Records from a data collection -
== == ==

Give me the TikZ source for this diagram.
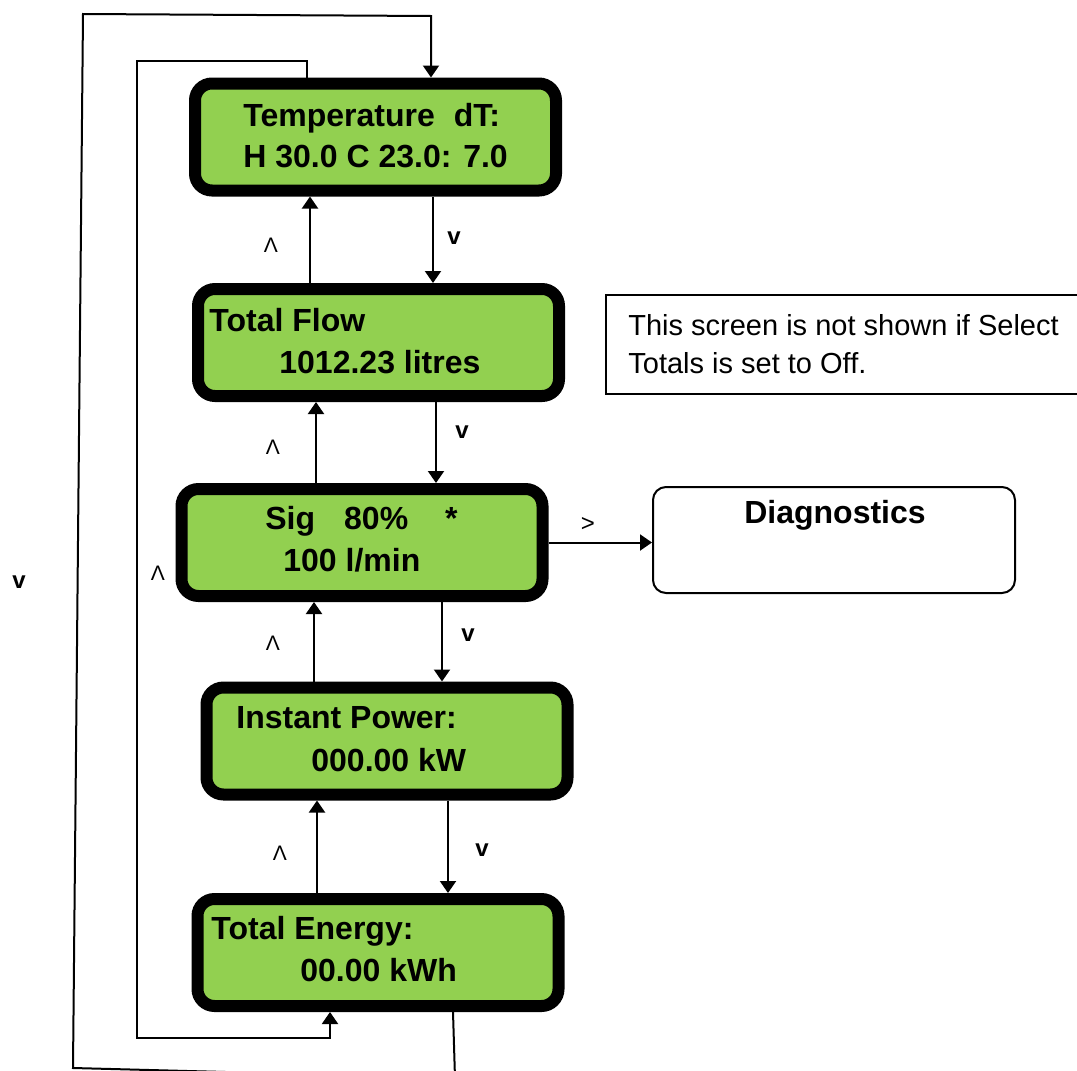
\documentclass[tikz,border=0pt]{standalone}
\usepackage{fontspec}
\setmainfont{Liberation Sans}
\usetikzlibrary{arrows.meta, positioning}
\definecolor{lcdgreen}{RGB}{146,208,80}
\tikzset{
  screen/.style={draw=black, line width=6pt, fill=lcdgreen, rounded corners=8.5pt,
    minimum width=180.5pt, minimum height=53.5pt, inner sep=0pt},
  scrtext/.style={anchor=base west, inner sep=0pt, font=\fontsize{16}{19}\selectfont\bfseries},
  arr/.style={line width=1pt, -{Triangle[length=6pt,width=8pt]}},
  uplbl/.style={inner sep=0pt, font=\fontsize{10.5}{12}\selectfont},
  dnlbl/.style={inner sep=0pt, font=\fontsize{12}{14}\selectfont\bfseries},
}

\begin{document}
\begin{tikzpicture}[x=0.5pt, y=-0.5pt]
\useasboundingbox (0,0) rectangle (1077,1071);

% Screens
\node[screen] (temp) at (375.5,137) {};
\node[screen] (flow) at (378.5,342.5) {};
\node[screen] (sig) at (362,542.5) {};
\node[screen] (power) at (387,741) {};
\node[screen] (energy) at (378,952.5) {};

% Screen texts
\node[scrtext] (temp1) at (243,126) {Temperature\hspace{9.5pt}dT:};
\node[scrtext] (temp2) at (243,167) {H 30.0 C 23.0: 7.0};
\node[scrtext] (flow1) at (209,331) {Total Flow};
\node[scrtext] (flow2) at (279,373) {1012.23 litres};
\node[scrtext] (sig1) at (265,529) {Sig\hspace{14.5pt}80\%\hspace{18.5pt}*};
\node[scrtext] (sig2) at (283,571) {100 l/min};
\node[scrtext] (power1) at (236,728) {Instant Power:};
\node[scrtext] (power2) at (311,771) {000.00 kW};
\node[scrtext] (energy1) at (211,939) {Total Energy:};
\node[scrtext] (energy2) at (300,981) {00.00 kWh};

% Diagnostics
\node[draw, line width=1pt, rounded corners=6.5pt, minimum width=181pt, minimum height=53pt] (diag) at (834,540) {};
\node[anchor=base, inner sep=0pt, font=\fontsize{16}{19}\selectfont\bfseries] (diagtxt) at (835,523) {Diagnostics};

% Note
\node[draw, line width=0.75pt, minimum width=242pt, minimum height=49.5pt, inner sep=0pt] (note) at (848,344.5) {};
\node[anchor=base west, inner sep=0pt, font=\fontsize{14.5}{17}\selectfont] (note1) at (628,335) {This screen is not shown if Select};
\node[anchor=base west, inner sep=0pt, font=\fontsize{14.5}{17}\selectfont] (note2) at (628,373) {Totals is set to Off.};

% Up and down
\foreach \a/\b/\xu/\xd in {temp/flow/310/433, flow/sig/316/436, sig/power/314/442, power/energy/317/448} {
  \draw[arr] (\b.north -| \xu,0) -- (\a.south -| \xu,0);
  \draw[arr] (\a.south -| \xd,0) -- (\b.north -| \xd,0);
}
\node[uplbl] (u1) at (271,245) {Λ};
\node[uplbl] (u2) at (273,447) {Λ};
\node[uplbl] (u3) at (273,643) {Λ};
\node[uplbl] (u4) at (280,853) {Λ};
\node[dnlbl] (d1) at (454,238) {v};
\node[dnlbl] (d2) at (462,432) {v};
\node[dnlbl] (d3) at (468,635) {v};
\node[dnlbl] (d4) at (482,850) {v};

% Right
\draw[arr] (sig.east) -- (sig.east -| diag.west);
\node[inner sep=0pt, font=\fontsize{12}{14}\selectfont] (r1) at (588,524) {>};

% Wrap around
\draw[arr] (temp.north -| 307,0) -- (307,61) -- (137,61) -- (137,1038) -- (330,1038) -- (energy.south -| 330,0);
\node[uplbl] (u5) at (158,573) {Λ};
\draw[arr] (energy.south -| 453,0) -- (455,1078) -- (73,1068) -- (83,14) -- (431,16) -- (temp.north -| 431,0);
\node[dnlbl] (d5) at (19,582) {v};

\end{tikzpicture}
\end{document}
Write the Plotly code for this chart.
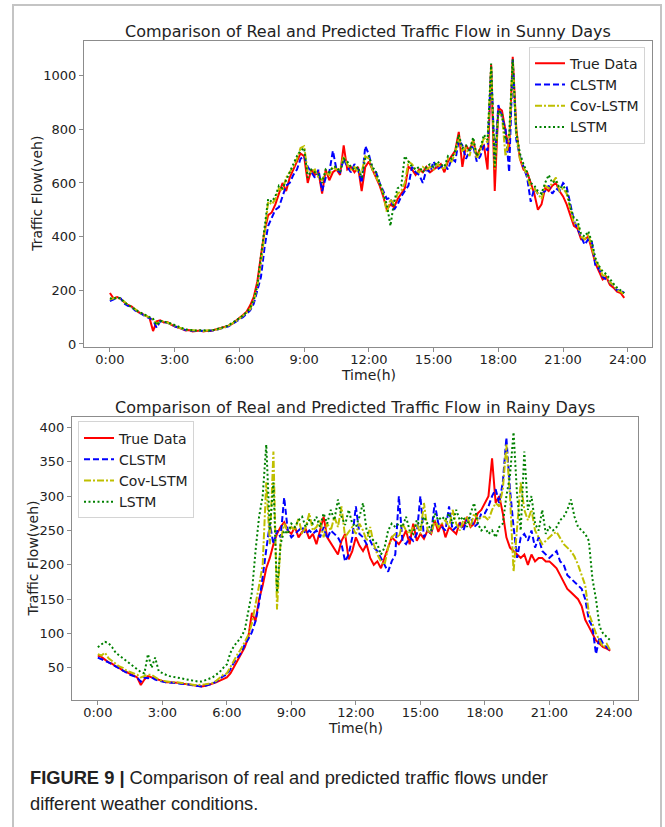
import plotly.graph_objects as go

# ---------------- data (10-minute samples, 0:00 .. 23:50) ----------------
n_points = 144
hours = [i / 6 for i in range(n_points)]
tick_hours = [0, 3, 6, 9, 12, 15, 18, 21, 24]
tick_text = ["0:00", "3:00", "6:00", "9:00", "12:00", "15:00", "18:00", "21:00", "24:00"]

# Sunny days
sunny_true = [
    190,170,175,168,155,145, 140,128,118,112,105,98,
    48,84,88,80,82,72, 66,62,56,50,52,46,
    47,50,46,49,48,52, 55,58,62,68,75,85,
    96,108,120,144,175,233, 330,420,480,490,520,560,
    600,570,620,650,680,710, 700,600,650,630,640,560,
    650,610,640,650,630,740, 650,660,640,660,570,660,
    680,650,620,590,550,500, 520,510,540,560,580,660,
    650,630,650,640,660,640, 650,660,670,640,680,700,
    720,790,660,740,720,760, 700,730,740,650,1040,570,
    880,870,790,720,1070,800, 690,650,640,600,560,500,
    520,580,570,590,600,570, 550,520,480,440,430,390,
    390,400,350,300,270,240, 250,220,210,195,190,172,
]
sunny_clstm = [
    160,165,172,170,150,142, 138,125,116,110,102,96,
    90,60,85,82,78,74, 66,60,56,52,50,48,
    48,48,49,47,50,50, 54,57,60,66,74,82,
    92,100,112,125,150,200, 250,360,440,470,500,510,
    550,590,600,630,650,690, 700,660,640,620,650,570,
    620,640,720,650,640,690, 660,640,670,650,600,737,
    707,650,640,600,570,540, 545,500,520,550,570,590,
    660,640,630,600,650,640, 680,650,660,670,650,690,
    680,760,740,690,720,740, 680,700,740,720,1030,680,
    890,840,800,640,1060,760, 700,660,620,530,580,560,
    560,570,590,560,580,570, 600,585,520,460,430,400,
    370,390,380,290,280,250, 240,230,215,200,200,190,
]
sunny_cov = [
    165,170,170,168,158,145, 138,130,118,112,104,98,
    92,75,84,85,80,76, 68,62,58,53,52,50,
    50,50,48,50,50,52, 55,58,62,68,75,84,
    94,104,116,130,160,215, 300,410,530,520,540,580,
    570,620,640,660,690,730, 737,640,640,650,620,610,
    640,630,660,650,650,700, 670,650,660,640,640,700,
    690,650,620,600,560,490, 540,520,560,570,600,680,
    670,650,640,660,650,660, 650,670,660,650,690,680,
    710,770,720,730,700,760, 690,720,770,750,1030,650,
    860,850,700,760,1050,780, 690,660,630,580,580,560,
    540,590,580,600,620,570, 580,560,500,450,450,400,
    390,410,360,310,290,255, 255,230,220,200,195,185,
]
sunny_lstm = [
    170,168,174,170,155,146, 140,128,120,114,106,100,
    94,70,86,84,80,76, 70,64,58,54,52,50,
    50,51,50,50,50,53, 56,60,64,70,78,86,
    96,106,118,135,165,220, 320,420,540,530,550,590,
    580,610,640,670,700,720, 730,620,650,640,630,600,
    650,640,660,660,640,690, 680,660,650,660,620,690,
    700,660,640,600,560,520, 440,530,580,590,700,680,
    660,650,660,640,660,670, 660,680,670,660,700,690,
    720,780,730,740,720,770, 700,730,780,760,1045,660,
    870,860,760,780,1060,790, 710,670,640,600,590,570,
    560,600,630,600,610,580, 590,570,510,470,460,410,
    400,420,380,320,290,270, 260,240,225,210,200,190,
]

# Rainy days
rainy_true = [
    68,66,62,58,56,52, 50,46,44,41,39,36,
    25,33,38,36,34,32, 30,29,29,29,28,28,
    27,26,25,24,24,23, 24,25,27,29,31,34,
    36,42,52,60,70,80, 95,130,118,150,170,195,
    210,230,245,255,262,250, 245,255,240,248,252,238,
    245,230,250,270,240,232, 225,215,235,245,208,220,
    240,228,220,230,210,200, 205,195,210,225,240,235,
    230,238,250,230,260,235, 245,238,250,245,265,248,
    260,240,255,250,245,262, 255,270,255,260,275,280,
    290,300,355,290,300,275, 240,225,220,215,210,215,
    200,215,205,210,210,205, 205,200,195,185,175,165,
    160,155,150,140,120,110, 100,90,85,80,78,75,
]
rainy_clstm = [
    65,63,60,58,55,52, 48,45,42,40,38,36,
    30,36,35,36,33,31, 30,29,29,28,28,27,
    27,26,25,24,23,23, 24,25,27,30,34,38,
    40,48,58,66,72,84, 92,102,118,144,180,222,
    260,230,250,240,298,250, 240,245,250,255,245,250,
    245,250,240,255,238,250, 245,240,230,205,215,240,
    285,245,240,230,235,225, 220,210,200,190,205,215,
    300,235,230,240,235,245, 300,240,250,245,290,260,
    255,250,285,250,255,260, 250,265,270,255,260,275,
    275,285,300,310,290,320, 385,310,255,210,240,245,
    235,250,225,240,220,215, 210,215,220,205,200,185,
    180,175,170,165,150,120, 110,70,95,85,80,75,
]
rainy_cov = [
    70,68,72,64,60,56, 52,50,46,44,42,40,
    36,38,40,40,36,33, 31,30,30,29,29,28,
    28,27,26,25,25,25, 26,27,28,31,35,40,
    42,52,62,70,78,88, 98,115,140,170,200,320,
    230,365,135,235,260,248, 255,250,268,245,255,275,
    250,255,265,240,260,250, 270,255,285,240,248,255,
    245,260,250,235,255,230, 215,205,200,225,240,245,
    240,260,250,245,255,260, 245,290,250,245,265,255,
    260,265,255,280,260,250, 265,270,255,275,265,270,
    270,265,280,290,285,310, 375,300,190,260,320,280,
    265,280,250,240,230,235, 240,245,248,238,230,225,
    220,212,200,185,170,130, 115,100,90,80,85,75,
]
rainy_lstm = [
    80,84,88,86,80,72, 68,64,60,56,52,48,
    44,42,70,50,65,45, 42,40,38,37,36,34,
    33,32,31,30,30,30, 32,34,36,40,44,50,
    55,72,82,88,95,105, 130,160,220,270,300,375,
    250,320,160,230,250,245, 260,255,265,270,255,265,
    260,270,255,275,260,280, 265,295,270,258,280,260,
    255,270,290,250,240,235, 230,215,225,250,260,255,
    260,255,270,250,245,265, 255,270,260,250,275,265,
    270,265,275,260,280,265, 270,255,275,290,260,250,
    255,245,250,240,255,260, 300,330,393,300,250,365,
    280,300,260,250,280,245, 255,250,255,265,270,280,
    295,270,255,250,245,235, 180,150,110,100,95,90,
]

series_names = ["True Data", "CLSTM", "Cov-LSTM", "LSTM"]

# ---------------- figure ----------------
W, H = 665, 827
def fx(px):
    return px / W
def fy(py):
    return 1 - py / H

styles = [
    dict(color="#ff0000", width=2, dash="solid"),
    dict(color="#0000ff", width=2, dash="6px,3px"),
    dict(color="#bfbf00", width=2, dash="7px,2px,2px,2px"),
    dict(color="#008000", width=2, dash="2px,2.5px"),
]

fig = go.Figure()
for name, ys, st in zip(series_names, [sunny_true, sunny_clstm, sunny_cov, sunny_lstm], styles):
    fig.add_trace(go.Scatter(x=hours, y=ys, mode="lines", name=name, line=st,
                             xaxis="x", yaxis="y", legend="legend"))
for name, ys, st in zip(series_names, [rainy_true, rainy_clstm, rainy_cov, rainy_lstm], styles):
    fig.add_trace(go.Scatter(x=hours, y=ys, mode="lines", name=name, line=st,
                             xaxis="x2", yaxis="y2", legend="legend2"))

axis_common = dict(showline=True, mirror=True, linecolor="#8c8c8c", linewidth=1,
                   ticks="outside", ticklen=4, tickcolor="#8c8c8c", showgrid=False,
                   zeroline=False, tickfont=dict(family="DejaVu Sans", size=13, color="#222"))

fig.update_layout(
    width=W, height=H, margin=dict(l=0, r=0, t=0, b=0),
    paper_bgcolor="white", plot_bgcolor="white",
    font=dict(family="DejaVu Sans", color="#222"),
    xaxis=dict(domain=[fx(84), fx(652)], range=[-1.2, 25.12], tickvals=tick_hours,
               ticktext=tick_text, anchor="y", ticklabelstandoff=-3, **axis_common),
    yaxis=dict(domain=[fy(349), fy(41)], range=[-11, 1130], tickvals=[0, 200, 400, 600, 800, 1000],
               anchor="x", **axis_common),
    xaxis2=dict(domain=[fx(72), fx(638)], range=[-1.2, 25.12], tickvals=tick_hours,
                ticktext=tick_text, anchor="y2", ticklabelstandoff=-3, **axis_common),
    yaxis2=dict(domain=[fy(704), fy(420)], range=[3.6, 414.5],
                tickvals=[50, 100, 150, 200, 250, 300, 350, 400], anchor="x2", **axis_common),
    legend=dict(x=fx(645), y=fy(47), xanchor="right", yanchor="top", bgcolor="white",
                bordercolor="#d4d4d4", borderwidth=1, font=dict(family="DejaVu Sans", size=14),
                tracegroupgap=0, itemwidth=30),
    legend2=dict(x=fx(78), y=fy(424), xanchor="left", yanchor="top", bgcolor="white",
                 bordercolor="#d4d4d4", borderwidth=1, font=dict(family="DejaVu Sans", size=14),
                 tracegroupgap=0, itemwidth=30),
    showlegend=True,
)

annotations = [
    dict(text="Comparison of Real and Predicted Traffic Flow in Sunny Days", x=fx(368), y=fy(32),
         font=dict(size=16)),
    dict(text="Comparison of Real and Predicted Traffic Flow in Rainy Days", x=fx(355), y=fy(410),
         font=dict(size=16)),
    dict(text="Traffic Flow(veh)", x=fx(37), y=fy(195), textangle=-90, font=dict(size=14)),
    dict(text="Traffic Flow(veh)", x=fx(33), y=fy(562), textangle=-90, font=dict(size=14)),
    dict(text="Time(h)", x=fx(368), y=fy(377), font=dict(size=14)),
    dict(text="Time(h)", x=fx(355), y=fy(732), font=dict(size=14)),
]
for a in annotations:
    a.update(xref="paper", yref="paper", showarrow=False, xanchor="center", yanchor="middle")
    fig.add_annotation(**a)

caption_font = dict(family="Liberation Sans", size=18.3, color="#222")
fig.add_annotation(text="<b>FIGURE 9 |</b> Comparison of real and predicted traffic flows under",
                   x=fx(28), y=fy(782), xref="paper", yref="paper", showarrow=False,
                   xanchor="left", yanchor="middle", font=caption_font)
fig.add_annotation(text="different weather conditions.",
                   x=fx(28), y=fy(808), xref="paper", yref="paper", showarrow=False,
                   xanchor="left", yanchor="middle", font=caption_font)

# outer journal frame
fig.add_shape(type="rect", xref="paper", yref="paper", x0=fx(13), x1=fx(661), y0=-0.02, y1=fy(5),
              line=dict(color="#c4c4c4", width=2), fillcolor="rgba(0,0,0,0)", layer="below")

fig.write_html("out.html", config={"displayModeBar": False},
               post_script="document.body.style.margin='0px';")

== == ==

DO THIS - Pictures are excluded: retype only the lines from the beginning of the listing above through the line with "(0,0) rectangle (1077,1071);", both included.

SOLUTION TO THE PROBLEM -
Give me the TikZ source for this diagram.
\documentclass[tikz,border=0pt]{standalone}
\usepackage{fontspec}
\setmainfont{Liberation Sans}
\usetikzlibrary{arrows.meta, positioning}
\definecolor{lcdgreen}{RGB}{146,208,80}
\tikzset{
  screen/.style={draw=black, line width=6pt, fill=lcdgreen, rounded corners=8.5pt,
    minimum width=180.5pt, minimum height=53.5pt, inner sep=0pt},
  scrtext/.style={anchor=base west, inner sep=0pt, font=\fontsize{16}{19}\selectfont\bfseries},
  arr/.style={line width=1pt, -{Triangle[length=6pt,width=8pt]}},
  uplbl/.style={inner sep=0pt, font=\fontsize{10.5}{12}\selectfont},
  dnlbl/.style={inner sep=0pt, font=\fontsize{12}{14}\selectfont\bfseries},
}

\begin{document}
\begin{tikzpicture}[x=0.5pt, y=-0.5pt]
\useasboundingbox (0,0) rectangle (1077,1071);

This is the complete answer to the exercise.